О счастье

Ирина Цаголова
Сегодня я услышала от неё очень страшные слова. Мы обе решили, что ей пора постричься. Волосы её отрасли и струились седым дождём по болезненно впалым щекам. Вооружившись ножницами, привычно принимаюсь за работу, с грустью отмечая новые признаки неотвратимого увядания. Как обычно напеваю, шучу или вспоминаю что-то из детства. Она устало улыбается и заискивающе-нежно смотрит мне в глаза, молчит. Для неё это процедура утомительна, раньше она принесла бы ей удовольствие. Она любила ухаживать за собой и часто пеняла мне в моих пристрастиях к простоте и естественности облика."Ну разве женщина так выглядит?!" - говорила она , приводя в пример сестрёнок: "Вот они - настоящие женщины, а ты - вечный ребёнок. Ну хотя бы губы накрась и глаза приведи в порядок!" Я высматривала в зеркале непорядок в глазах, наносила помаду на губы, ужаснувшись вульгарности отражения, писала помадой на зеркале "Идиотка!" - красным во всю ширину его, смазывала помаду тыльной стороной ладони и шла есть запретное мороженое, зная, что назавтра увижу себя с ужасными аллергическими болячками на носу. Ну и пусть, я же уродец, вот зачем уродцу наряжаться?! Кто мне ответит, - зачем?!

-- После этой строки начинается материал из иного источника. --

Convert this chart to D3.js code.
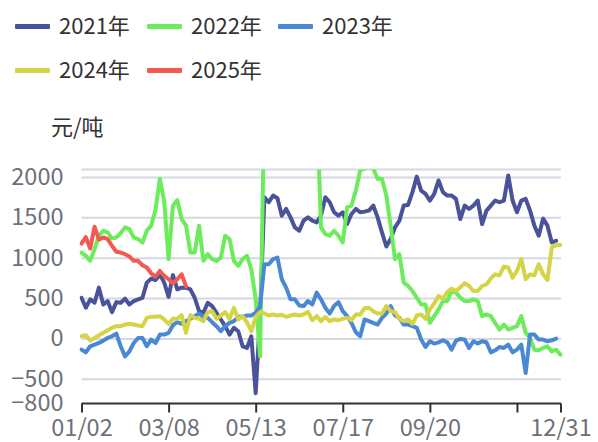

 Встряхиваю головой, разгибаюсь и провожу рукой по её седым чахлым прядям, бывшими когда-то иссиня-чёрной гривой непокорных буйных волос: "Ну вот и всё!" - говорю я, откладывая ножницы в сторону, и слышу неожиданное и убийственно обречённое: "Спасибо тебе, моя дорогая, спасибо. И когда только я перестану вас всех мучить?" Ком -горячий и жёсткий перекрывает горло,царапается , будто своенравная обозлённая кошка.
 Стою, задыхаясь несколько секунд, потом там, внутри, что-то взрывается и осыпается в живот колючими осколками горечи. Я глотаю пустые слова и невысказанные прощения своих бесконечных детских обид, стою, опустив руки, повиснув головой, гляжу в пол. Хочется кричать во всё горло о том, как страшно устроен мир: ничего не могу сделать, чтобы предотвратить грядущее, не могу остановить, заговорить стервозно ухмыляющуюся мне в глаза смерть.
 Смотрю ей в след через пелену внезапных слёз. Она бредёт устало и шатко, шаркая и по-старчески волоча ноги,  бредёт бесконечно медленно  и тяжело, согнувшись и как-бы падая вперёд. Её седая голова тряско вздрагивает отражением в зеркале и скрывается в комнате, втянутая внутрь неумолимостью дверного проёма.
 Выключаю свет, чтоб не видеть своего лица в зеркале, подхожу к нему вплотную, стою пару секунд молча, пытаясь успокоить взбесившееся сердце, а потом со всей силой ударяю темноту, выпростав руку вперёд, туда, где настоящее скрывает моё, такое похожее на её , молодое и смеющееся отражение несбывшегося счастья.